L’arme est aussi l’outil de l’héroïsme. Les grandes figures mythologiques européennes sont associées, de près ou de loin, à l’univers martial: Achille, Arthur, Roland, Jeanne d’Arc, même notre Davel. Le héros révèle sa valeur au combat. La victoire, ou le sacrifice les armes à la main, justifie son action et fonde sa gloire.

Notre rapport aux armes est donc indéniablement marqué de traits mentaux et de références culturelles. Que certaines se développent dans la sincérité des jeux de l’enfance révèle la profondeur de leur ancrage et de leur symbolique.

Tous s’accorderont donc à dire que l’usage d’une arme doit être contrôlé.
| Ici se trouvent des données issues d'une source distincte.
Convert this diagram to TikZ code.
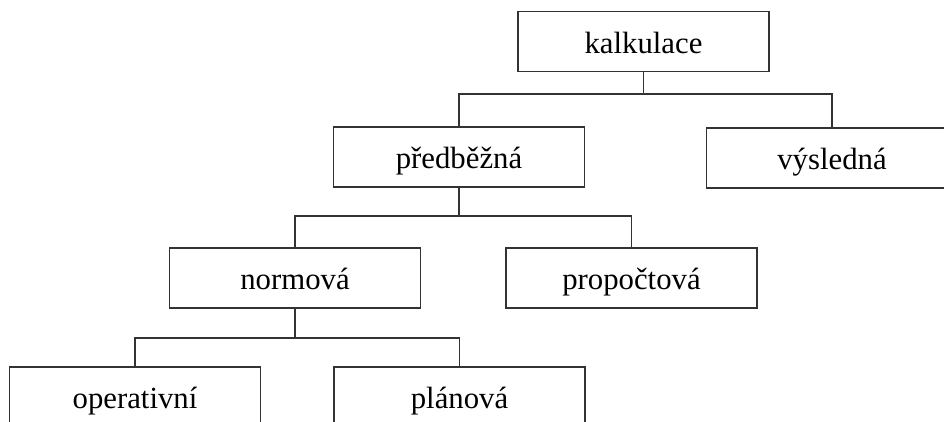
\documentclass[tikz,border=0pt]{standalone}
\usepackage{fontspec}
\setmainfont{Liberation Serif}
\usepackage{tikz}
\usetikzlibrary{
arrows.meta,
positioning,
calc
}

\begin{document}
\begin{tikzpicture}[
box/.style={
draw=black!80,
line width=0.9pt,
minimum width=5.02cm,
minimum height=1.2cm,
inner sep=0pt,
text height=0.5cm,
text depth=0.04cm,
align=center,
font=\fontsize{17.5}{20}\selectfont
},
link/.style={draw=black!80,line width=0.9pt}
]

\useasboundingbox (0,0) rectangle (18.88,-8.42);

\node[box] (kalk) at (12.87,-0.83) {kalkulace};
\node[box] (pred) at (9.18,-3.14) {předběžná};
\node[box] (vysl) at (16.64,-3.16) {výsledná};
\node[box] (norm) at (5.90,-5.56) {normová};
\node[box] (prop) at (12.63,-5.56) {propočtová};
\node[box] (oper) at (2.70,-7.94) {operativní};
\node[box] (plan) at (9.19,-7.94) {plánová};

% branch points
\coordinate (j1) at (kalk.south |- 0,-1.88);
\coordinate (j2) at (pred.south |- 0,-4.32);
\coordinate (j3) at (norm.south |- 0,-6.76);

\draw[link] (kalk.south) -- (j1);
\draw[link] (pred.north) |- (j1) -| (vysl.north);

\draw[link] (pred.south) -- (j2);
\draw[link] (norm.north) |- (j2) -| (prop.north);

\draw[link] (norm.south) -- (j3);
\draw[link] (oper.north) |- (j3) -| (plan.north);

\end{tikzpicture}
\end{document}
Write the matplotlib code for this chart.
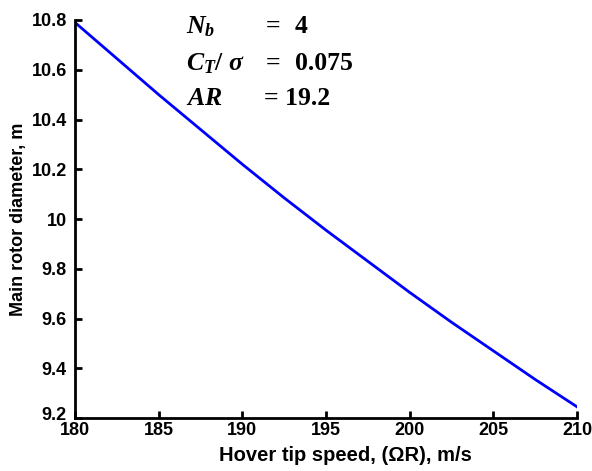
import matplotlib
matplotlib.use("Agg")
import matplotlib.pyplot as plt
import matplotlib.transforms as mtransforms

# Data
tip_speed = [180, 182.5, 185, 187.5, 190, 192.5, 195, 197.5, 200, 202.5, 205, 207.5, 210]
diameter = [10.79, 10.645, 10.50, 10.36, 10.22, 10.085, 9.955, 9.83, 9.705, 9.585, 9.47, 9.355, 9.245]
x_ticks = [180, 185, 190, 195, 200, 205, 210]
y_ticks = [9.2, 9.4, 9.6, 9.8, 10.0, 10.2, 10.4, 10.6, 10.8]
y_tick_labels = ["9.2", "9.4", "9.6", "9.8", "10", "10.2", "10.4", "10.6", "10.8"]

plt.rcParams['font.family'] = ['Liberation Sans', 'DejaVu Sans']
plt.rcParams['font.weight'] = 'bold'
plt.rcParams['mathtext.fontset'] = 'custom'
plt.rcParams['mathtext.it'] = 'Liberation Serif:italic:bold'
plt.rcParams['mathtext.rm'] = 'Liberation Serif:bold'
plt.rcParams['mathtext.bf'] = 'Liberation Serif:bold'

fig = plt.figure(figsize=(5.92, 4.71), dpi=100)
ax = fig.add_axes([75/592, 53/471, (577-75)/592, (418-20)/471])

ax.plot(tip_speed, diameter, color=(0, 0, 1), lw=2)
ax.set_xlim(180, 210)
ax.set_ylim(9.2, 10.8)
ax.set_xticks(x_ticks)
ax.set_xticklabels([str(v) for v in x_ticks])
ax.set_yticks(y_ticks)
ax.set_yticklabels(y_tick_labels)
for s in ['top', 'right']:
    ax.spines[s].set_visible(False)
for s in ['left', 'bottom']:
    ax.spines[s].set_linewidth(2)
ax.tick_params(direction='in', length=5, width=2, labelsize=13)
ax.tick_params(axis='y', pad=6)
ax.tick_params(axis='x', pad=3)
for lab in ax.get_xticklabels() + ax.get_yticklabels():
    lab.set_fontweight('bold')
# lift the lowest y label slightly, as in the reference
ylabs = ax.get_yticklabels()
ylabs[0].set_transform(ylabs[0].get_transform() +
                       mtransforms.ScaledTranslation(0, 4/100, fig.dpi_scale_trans))

ax.set_xlabel("Hover tip speed, (\u03A9R), m/s", fontsize=14.5, fontweight='bold')
ax.xaxis.set_label_coords((345-75)/502, (418-446)/398)
ax.set_ylabel("Main rotor diameter, m", fontsize=13, fontweight='bold', labelpad=3)

fs = 18.5
def ftext(x, y, s):
    fig.text(x/592, 1 - y/471, s, fontsize=fs, ha='left', va='baseline',
             family='Liberation Serif', fontweight='bold')

ftext(186, 33, r'$N_b$')
ftext(266, 33, '=')
ftext(295, 33, '4')
ftext(186, 70, r'$C_T/\ \sigma$')
ftext(266, 70, '=')
ftext(295, 70, '0.075')
ftext(186, 105, r'$AR$')
ftext(264, 105, '= 19.2')

fig.savefig("out.png", dpi=100)
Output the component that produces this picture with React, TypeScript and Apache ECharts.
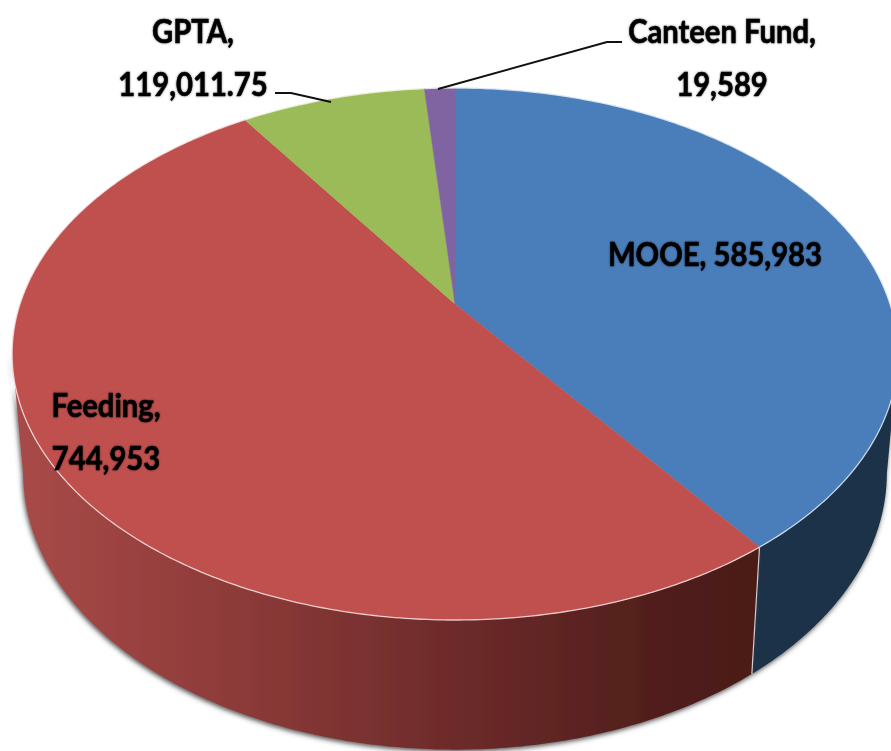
import React, { useEffect, useRef } from "react";
import * as echarts from "echarts";

const categories = ["MOOE", "Feeding", "GPTA", "Canteen Fund"];
const amounts = [585983, 744953, 119011.75, 19589];
const faceColors = ["#4a7ebb", "#c0504d", "#9bbb59", "#8064a2"];

const total = amounts.reduce((a, b) => a + b, 0);
const startAngle = (i: number) =>
  (amounts.slice(0, i).reduce((a, b) => a + b, 0) / total) * Math.PI * 2;

// perspective disc
const CX = 455, CY = 304, R = 435, B = 256.6, K = 0.188;
const project = (t: number) => {
  const X = Math.sin(t), Z = Math.cos(t), d = 1 + K * Z;
  return [R * X / d, -B * Z / d];
};
const topPt = (t: number) => {
  const [x, y] = project(t);
  return [CX + x, CY + y];
};
const botPt = (t: number) => {
  const [x, y] = project(t);
  return [CX + x * 0.975, 421 + y * 1.04];
};
const arc = (a: number, b: number, f: (t: number) => number[]) => {
  const n = Math.max(2, Math.ceil(Math.abs(b - a) / 0.01));
  const out: number[][] = [];
  for (let i = 0; i <= n; i++) out.push(f(a + ((b - a) * i) / n));
  return out;
};

const WALL_RIGHT = (101 / 180) * Math.PI;
const WALL_LEFT = (259 / 180) * Math.PI;

const wallFill = (i: number) =>
  i === 0
    ? "#1a3049"
    : new echarts.graphic.LinearGradient(20, 0, 760, 0, [
        { offset: 0, color: "#a84a48" },
        { offset: 0.3, color: "#8c3a38" },
        { offset: 0.6, color: "#6c2a2a" },
        { offset: 0.85, color: "#521f1c" },
        { offset: 1, color: "#4a1b17" },
      ], true);

const renderWall = (params: any) => {
  const i = params.dataIndex;
  const a = Math.max(startAngle(i), WALL_RIGHT);
  const b = Math.min(startAngle(i + 1), WALL_LEFT);
  if (b <= a) return { type: "group", children: [] };
  const top = arc(a, b, topPt);
  const bot = arc(a, b, botPt).reverse();
  const shape: any = { type: "polygon", shape: { points: top.concat(bot) } };
  const children: any[] = [
    {
      ...shape,
      style: { fill: wallFill(i), shadowColor: "rgba(60,60,60,0.9)", shadowBlur: 5, shadowOffsetX: -1, shadowOffsetY: 2 },
    },
  ];
  if (i === 1) {
    children.push({
      type: "line",
      shape: { x1: topPt(a)[0], y1: topPt(a)[1], x2: botPt(a)[0], y2: botPt(a)[1] },
      style: { stroke: "rgba(255,255,255,0.75)", lineWidth: 1.2 },
    });
  }
  return { type: "group", children };
};

const renderFace = (params: any) => {
  const i = params.dataIndex;
  const a = startAngle(i), b = startAngle(i + 1);
  const rim = arc(a, b, topPt);
  return {
    type: "group",
    children: [
      {
        type: "polygon",
        shape: { points: [[CX, CY], ...rim] },
        style: { fill: faceColors[i], stroke: faceColors[i], lineWidth: 0.5 },
      },
      {
        type: "polyline",
        shape: { points: rim },
        style: { fill: "none", stroke: "rgba(255,255,255,0.7)", lineWidth: 1.3 },
      },
    ],
  };
};

const labelText = (i: number, sep: string) =>
  `${categories[i]},${sep}${amounts[i].toLocaleString("en-US")}`;

const textStyle = (text: string) => ({
  text,
  fill: "#000",
  stroke: "#000",
  lineWidth: 0.6,
  font: "bold 33px Lato, sans-serif",
  textAlign: "center",
  textVerticalAlign: "middle",
  lineHeight: 53,
  textShadowColor: "rgba(0,0,0,0.5)",
  textShadowBlur: 2,
});

const TEXT_SQUEEZE = 0.885;

export default function App() {
  const ref = useRef<HTMLDivElement>(null);
  useEffect(() => {
    const chart = echarts.init(ref.current!, undefined, { renderer: "svg" });
    chart.setOption({
      animation: false,
      backgroundColor: "#fff",
      series: [
        { type: "custom", coordinateSystem: "none", silent: true, z: 1, data: amounts, renderItem: renderWall },
        { type: "custom", coordinateSystem: "none", silent: true, z: 2, data: amounts, renderItem: renderFace },
      ],
      graphic: [
        { type: "text", x: 193, y: 57, z: 10, scaleX: TEXT_SQUEEZE, style: textStyle(labelText(2, "\n")) },
        { type: "text", x: 722, y: 57, z: 10, scaleX: TEXT_SQUEEZE, style: textStyle(labelText(3, "\n")) },
        { type: "text", x: 715, y: 253, z: 10, scaleX: TEXT_SQUEEZE, style: textStyle(labelText(0, " ")) },
        { type: "text", x: 106, y: 431, z: 10, scaleX: TEXT_SQUEEZE, style: textStyle(labelText(1, "\n")) },
        {
          type: "polyline", z: 10,
          shape: { points: [[275, 93], [291, 93], [331, 102]] },
          style: { fill: "none", stroke: "#111", lineWidth: 2 },
        },
        {
          type: "polyline", z: 10,
          shape: { points: [[438, 89], [607, 42], [622, 42]] },
          style: { fill: "none", stroke: "#111", lineWidth: 2 },
        },
      ],
    });
    return () => chart.dispose();
  }, []);
  return <div ref={ref} style={{ position: "absolute", left: 0, top: 0, width: 891, height: 751 }} />;
}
Les opposants et partisans de la réforme s’opposeront toutefois fondamentalement sur les moyens.

Craintifs et défiants, n’ayant jamais appuyé sur une détente pour certains, les partisans de la LArm recourent à l’Etat pour contrôler les armes. Commettant l’erreur métaphysique de penser pouvoir éradiquer le mal, ils abordent, en réalité, le sujet avec légèreté. Ils se contentent alors d’une loi, faite de seule encre et de simple papier.

Les opposants savent l’épaisseur de la culture. Ils savent combien maîtriser le cœur et les passions de l’homme est difficile, aussi sont-ils humbles. Ils savent l’importance de l’éducation et de la transmission. Ils font le pari qu’en 2019 il est encore possible d’encadrer l’usage d’un fusil par les mœurs. Leur défiance ne va pas au citoyen, elle va à la bureaucratie européenne et à sa boulimie législative. Cette bureaucratie s’appuiera sur une conception fausse, sans doute méprisante et assurément paranoïaque, des armes et de la citoyenneté. Le 19 mai 2019, la Ligue vaudoise votera non à la loi sur les armes.